There are other solutions to increase income—higher retirement age, for one. In both the private and government sector, effective retirement age is lower than 60 years. We need to create jobs and capabilities that can keep people productive for much longer.
Another common problem is that several elderly Indians are asset-rich but cash-poor. Homes are valuable but there is no way to monetize that asset. Some years ago, reverse mortgage loans and related annuities were introduced. The concept is that the elderly mortgage their home and earn a steady annual income. They can live in the house until they die, at which time the house is transferred to the bank. Theoretically, an excellent idea that provides immediate liquidity. Practically, the plans are riddled with operational issues and are a failure. For example, some stop monthly payments after 20 years. Heaven help you if you live longer. Another version included provisions where the pay out could be changed if the home’s value fluctuated. To get the reverse mortgage product right requires real estate, insurance and banks to work together. It is an effort worth making.

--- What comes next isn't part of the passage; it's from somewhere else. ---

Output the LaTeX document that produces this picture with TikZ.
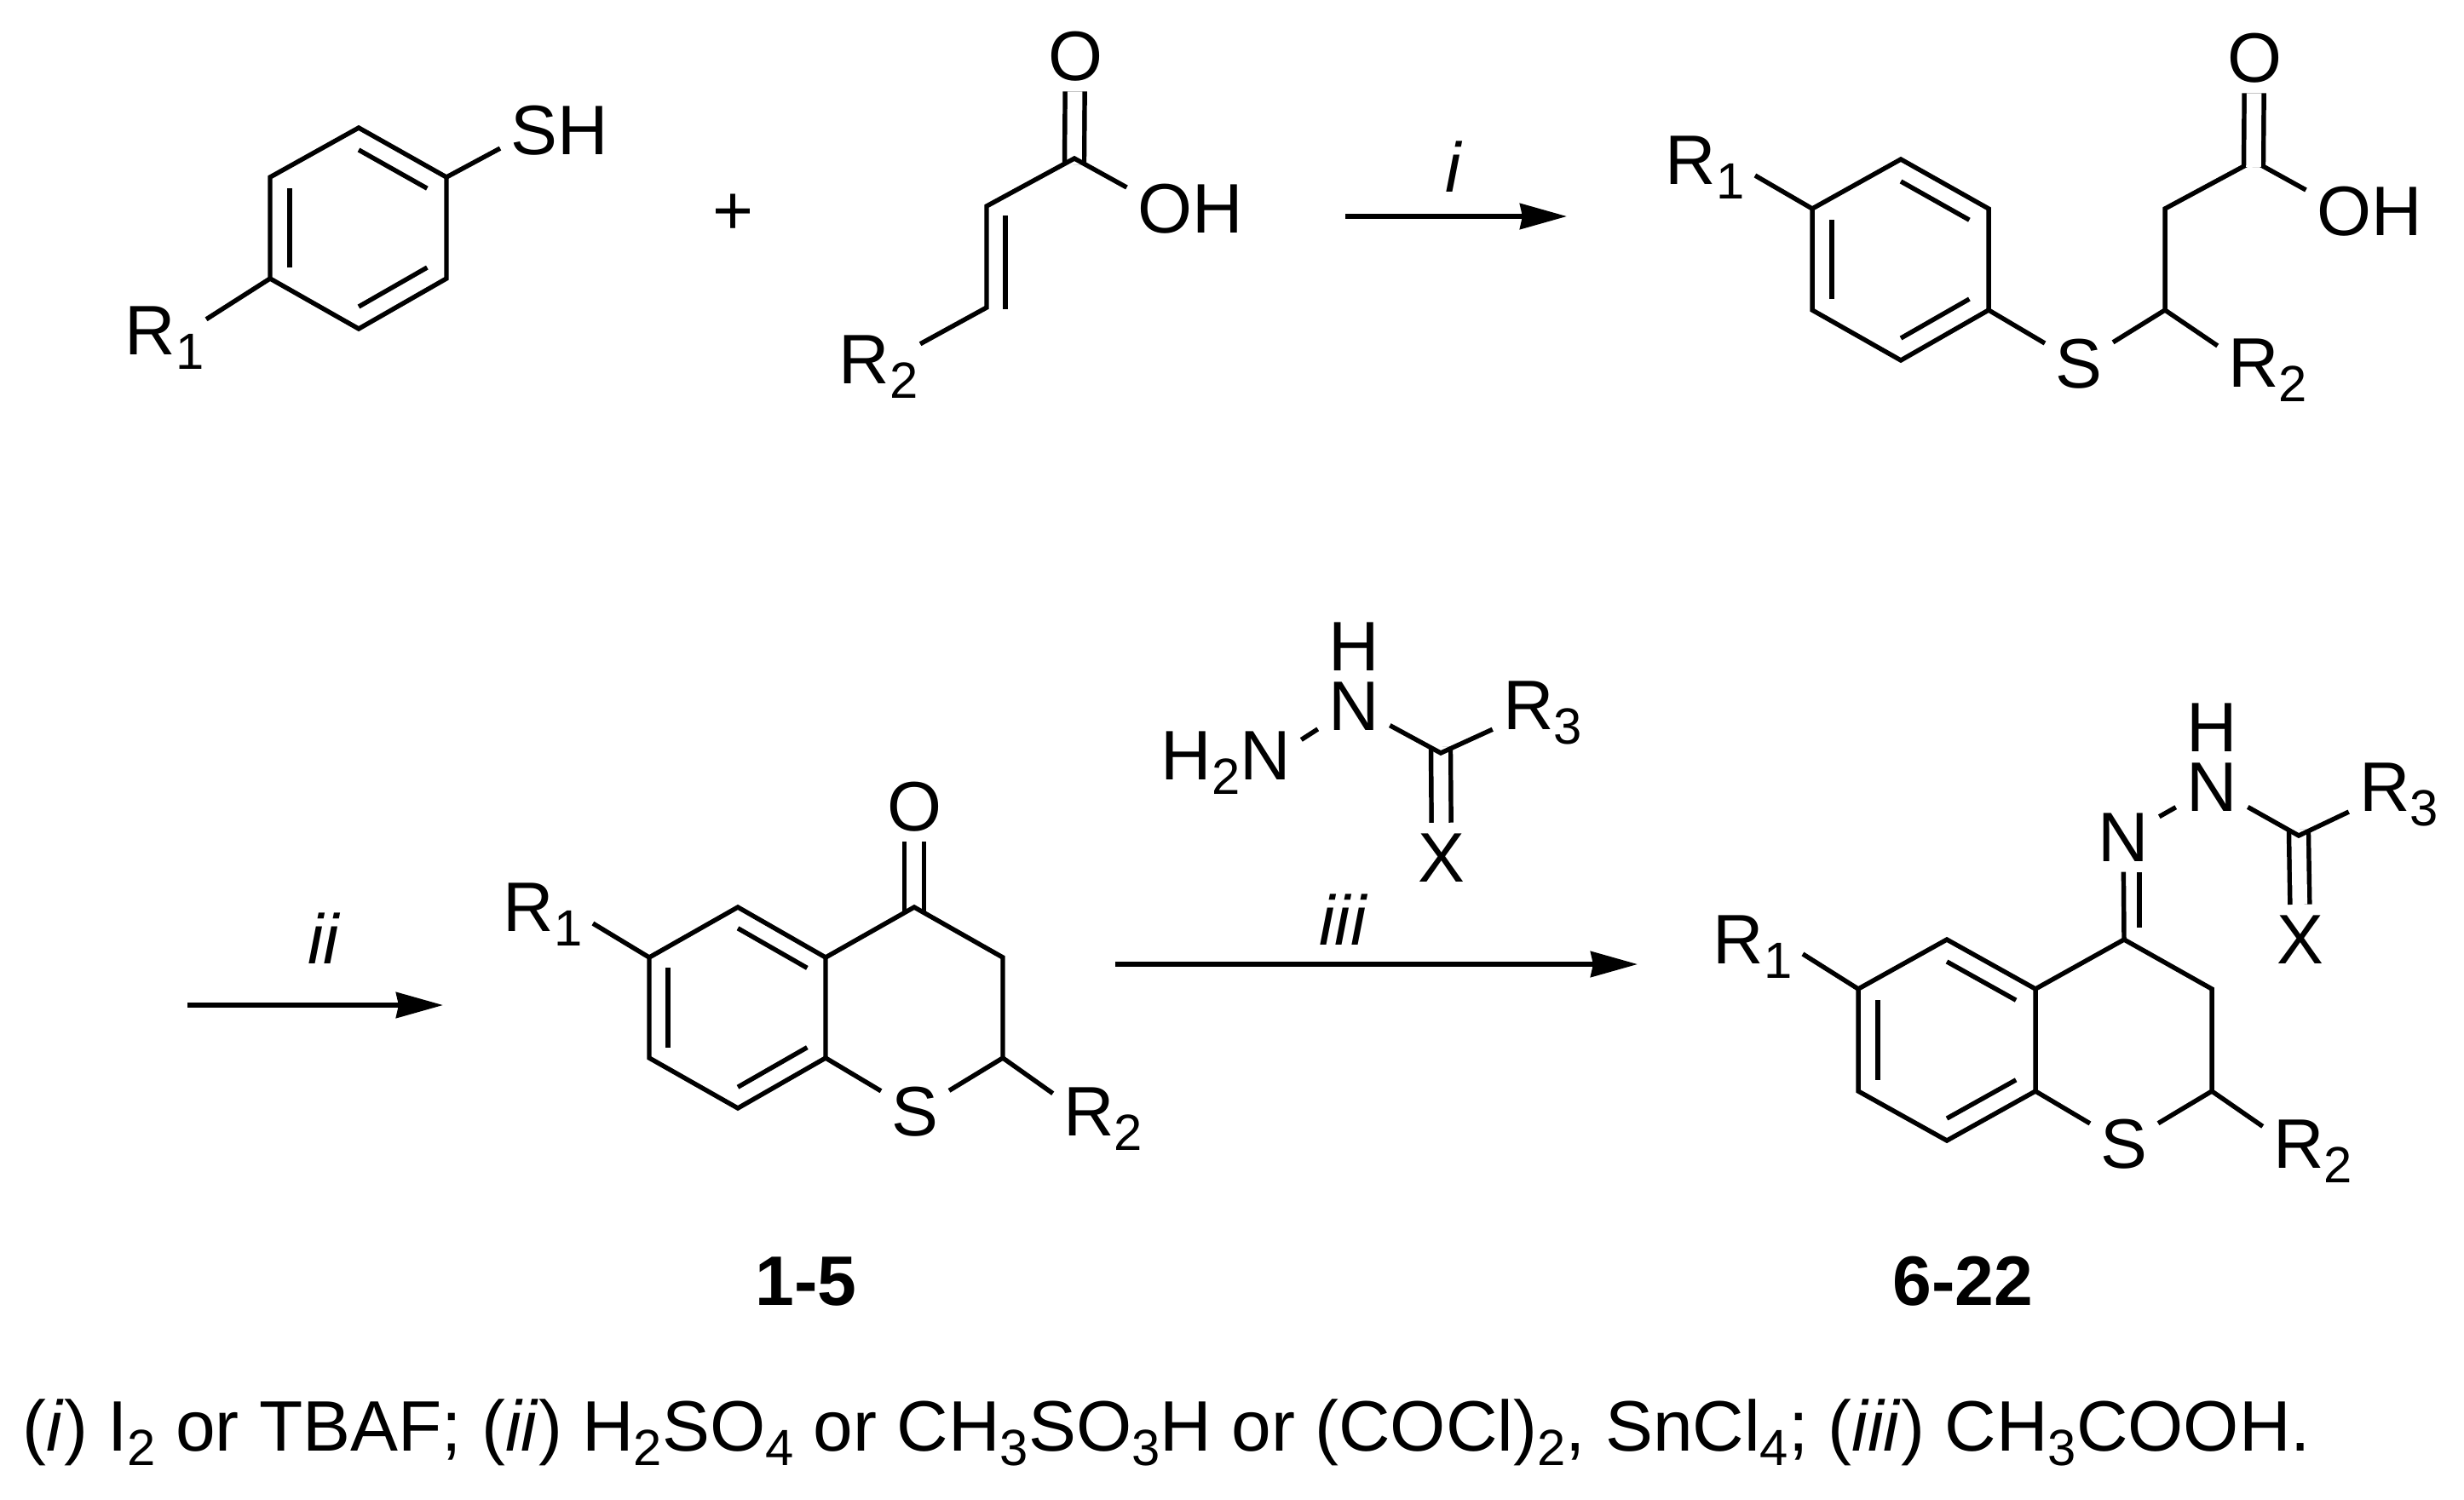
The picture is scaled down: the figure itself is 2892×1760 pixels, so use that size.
\documentclass[tikz,border=0pt]{standalone}
\usepackage{fontspec}
\setmainfont{Liberation Sans}
\usetikzlibrary{arrows.meta,calc}
\newcommand{\dn}[1]{\raisebox{-5.1pt}{\fontsize{17}{20}\selectfont #1}}
\tikzset{
  atom/.style={font=\fontsize{23.4}{28}\selectfont,inner sep=2.8pt,anchor=base},
  dbl/.style={double,double distance=.175cm,shorten <=-.07cm},
  rxn/.style={-{Stealth[length=.55cm,width=.3cm,inset=.03cm]}}
}
\begin{document}
\begin{tikzpicture}[x=.01cm,y=-.01cm,line width=1.55pt]
  \useasboundingbox (0,0) rectangle (2892,1760);
  \draw
    (421,268) coordinate (ac)
    (421,150) coordinate (a1)
    (524,208) coordinate (a2)
    (524,327) coordinate (a3)
    (421,386) coordinate (a4)
    (317,327) coordinate (a5)
    (317,208) coordinate (a6)
    (627,181) node[atom] (sh){S\rlap{H}}
    (193,416) node[atom,inner sep=0pt] (ar1){R\dn{1}}
    (861,252) node[atom,anchor=center] (plus){+}
    (1261,186) coordinate (b1)
    (1158,242) coordinate (b2)
    (1158,361) coordinate (b3)
    (1180,253) coordinate (b4)
    (1180,363) coordinate (b5)
    (1262,94) node[atom] (bo){O}
    (1367,273) node[atom] (boh){O\rlap{H}}
    (1031,450) node[atom,inner sep=0pt] (br2){R\dn{2}}
    (1579,254) coordinate (i1)
    (1839,254) coordinate (i2)
    (1706,225) node[atom,font=\fontsize{23.4}{28}\selectfont\itshape] (il){i};
  \draw
    (2231,305) coordinate (cc)
    (2231,187) coordinate (c1)
    (2334,245) coordinate (c2)
    (2334,364) coordinate (c3)
    (2231,423) coordinate (c4)
    (2127,364) coordinate (c5)
    (2127,245) coordinate (c6)
    (2541,364) coordinate (c7)
    (2541,245) coordinate (c8)
    (2645,189) coordinate (c9)
    (2001,216) node[atom] (cr1){R\dn{1}}
    (2440,455) node[atom] (cs){S}
    (2645,454) node[atom] (cr2){R\rlap{\dn{2}}}
    (2646,96) node[atom] (co){O}
    (2751,276) node[atom] (coh){O\rlap{H}};
  \draw
    (220,1180) coordinate (ii1)
    (520,1180) coordinate (ii2)
    (380,1131) node[atom,font=\fontsize{23.4}{28}\selectfont\itshape] (iil){ii}
    (866,1183) coordinate (dc)
    (866,1065) coordinate (d1)
    (969,1124) coordinate (d2)
    (969,1242) coordinate (d3)
    (866,1301) coordinate (d4)
    (762,1242) coordinate (d5)
    (762,1124) coordinate (d6)
    (1073,1065) coordinate (d7)
    (1177,1124) coordinate (d8)
    (1177,1242) coordinate (d9)
    (637,1093) node[atom] (dr1){R\dn{1}}
    (1073,975) node[atom] (do){O}
    (1074,1333) node[atom] (ds){S}
    (1278,1333) node[atom] (dr2){R\rlap{\dn{2}}}
    (946,1532) node[atom,font=\fontsize{23.4}{28}\selectfont\bfseries] (dn){1-5};
  \draw
    (1485,915) node[atom] (en1){\llap{H\dn{2}}N}
    (1589,857) node[atom] (en2){N}
    (1589,787) node[atom] (eh){H}
    (1691,884) coordinate (e1)
    (1794,856) node[atom] (er3){R\rlap{\dn{3}}}
    (1692,1035) node[atom] (ex){X}
    (1309,1132) coordinate (iii1)
    (1922,1132) coordinate (iii2)
    (1576,1109) node[atom,font=\fontsize{23.4}{28}\selectfont\itshape] (iiil){iii};
  \draw
    (2285,1221) coordinate (fc)
    (2285,1103) coordinate (f1)
    (2389,1161) coordinate (f2)
    (2389,1281) coordinate (f3)
    (2285,1339) coordinate (f4)
    (2181,1281) coordinate (f5)
    (2181,1161) coordinate (f6)
    (2493,1103) coordinate (f7)
    (2596,1161) coordinate (f8)
    (2596,1281) coordinate (f9)
    (2511,1089) coordinate (f10)
    (2698,981) coordinate (f11)
    (2057,1131) node[atom] (fr1){R\dn{1}}
    (2493,1371) node[atom] (fs){S}
    (2698,1371) node[atom] (fr2){R\rlap{\dn{2}}}
    (2492,1011) node[atom] (fn1){N}
    (2596,952) node[atom] (fn2){N}
    (2596,882) node[atom] (fh){H}
    (2799,952) node[atom] (fr3){R\rlap{\dn{3}}}
    (2700,1131) node[atom] (fx){X}
    (2304,1532) node[atom,font=\fontsize{23.4}{28}\selectfont\bfseries] (fnum){6-22}
    (24,1703) node[atom,anchor=base west,inner sep=0pt,font=\fontsize{23.85}{28}\selectfont] (note){(\textit{i}) I\dn{2} or TBAF; (\textit{ii}) H\dn{2}SO\dn{4} or CH\dn{3}SO\dn{3}H or (COCl)\dn{2}, SnCl\dn{4}; (\textit{iii}) CH\dn{3}COOH.};
  \begin{scope}[-]
    \draw (a1) -- (a2) -- (a3) -- (a4) -- (a5) -- (a6) -- cycle;
    \draw ($(ac)!.78!(a1)$) to ($(ac)!.78!(a2)$);
    \draw ($(ac)!.78!(a3)$) to ($(ac)!.78!(a4)$);
    \draw ($(ac)!.78!(a5)$) to ($(ac)!.78!(a6)$);
    \draw (a2) to (sh);
    \draw (a5) to (ar1.24);
    \draw[dbl] (b1) to (bo);
    \draw (boh) to (b1) to (b2) to (b3) to (br2);
    \draw (b4) to (b5);
    \draw (c1) -- (c2) -- (c3) -- (c4) -- (c5) -- (c6) -- cycle;
    \draw ($(cc)!.78!(c1)$) to ($(cc)!.78!(c2)$);
    \draw ($(cc)!.78!(c3)$) to ($(cc)!.78!(c4)$);
    \draw ($(cc)!.78!(c5)$) to ($(cc)!.78!(c6)$);
    \draw (c6) to (cr1.-9);
    \draw (c3) to (cs);
    \draw (cs) to (c7) to (c8) to (c9) to (coh);
    \draw (c7) to (cr2);
    \draw[dbl] (c9) to (co);
    \draw[dbl] (d7) to (do);
    \draw (d1) -- (d2) -- (d3) -- (d4) -- (d5) -- (d6) -- cycle;
    \draw ($(dc)!.79!(d1)$) to ($(dc)!.79!(d2)$);
    \draw ($(dc)!.79!(d3)$) to ($(dc)!.79!(d4)$);
    \draw ($(dc)!.79!(d5)$) to ($(dc)!.79!(d6)$);
    \draw (d6) to (dr1.-10);
    \draw (d2) to (d7) to (d8) to (d9) to (ds);
    \draw (d3) to (ds);
    \draw (d9) to (dr2);
    \draw (en1) to (en2);
    \draw[dbl] (e1) to (ex);
    \draw (en2) to (e1) to (er3);
    \draw[dbl] (f11) to (fx);
    \draw (f1) -- (f2) -- (f3) -- (f4) -- (f5) -- (f6) -- cycle;
    \draw ($(fc)!.78!(f1)$) to ($(fc)!.78!(f2)$);
    \draw ($(fc)!.78!(f3)$) to ($(fc)!.78!(f4)$);
    \draw ($(fc)!.78!(f5)$) to ($(fc)!.78!(f6)$);
    \draw (f6) to (fr1.-8);
    \draw (f2) to (f7) to (f8) to (f9) to (fs);
    \draw (f3) to (fs);
    \draw (f9) to (fr2);
    \draw (f7) to (fn1);
    \draw (f10) to (f10 |- fn1.south);
    \draw (fn1) to (fn2);
    \draw (fn2) to (f11) to (fr3);
  \end{scope}
  \draw[rxn] (i1) to (i2);
  \draw[rxn] (ii1) to (ii2);
  \draw[rxn] (iii1) to (iii2);
\end{tikzpicture}
\end{document}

On health, the problem is that many diseases suffered by the elderly are not covered by insurance. Also, the limited insurance available is very expensive. According to the Situational Analyses of the Elderly in India, 2011, published by the Central Statistics Office, nearly one-third of the elderly reported an illness. The most common chronic diseases related to the heart, urinary tract, diabetes, hypertension, joints and ulcers; broadly in that order. Treatment for most of these is home-based and not hospitalization. So, regular health insurance does not cover these. Further, about six elderly people in every 100 suffer at least one disability. These are also not insured in a mediclaim. Alzheimer’s and other mental diseases are spreading rapidly but are generally excluded from insurance.
Health insurance rates shoot up when you cross 60. One of the A rated plans in the Mint Mediclaim Ratings costsRs.9,800 for cover of Rs.500,000 at age 50. The premium increases to Rs.29,000 after 65.
The solution is to increase the number of senior citizens buying health insurance. This will lower costs as the risk is spread more widely. One idea is to mandate a portion of pension to be used for health insurance. Insurers should consider introducing long-term care insurance that pay for nursing care and assistance. In Germany, buying long-term care insurance is mandatory.
We must take care of the old. After all, we will also get there one day. Bob Dylan, the poet, beautifully expressed: “As the present now will later be past; and the first one now will later be last.”
Finally, on a positive note, the old lady in need of cataract surgery got help from a non-resident Indian who stepped up to pay for her.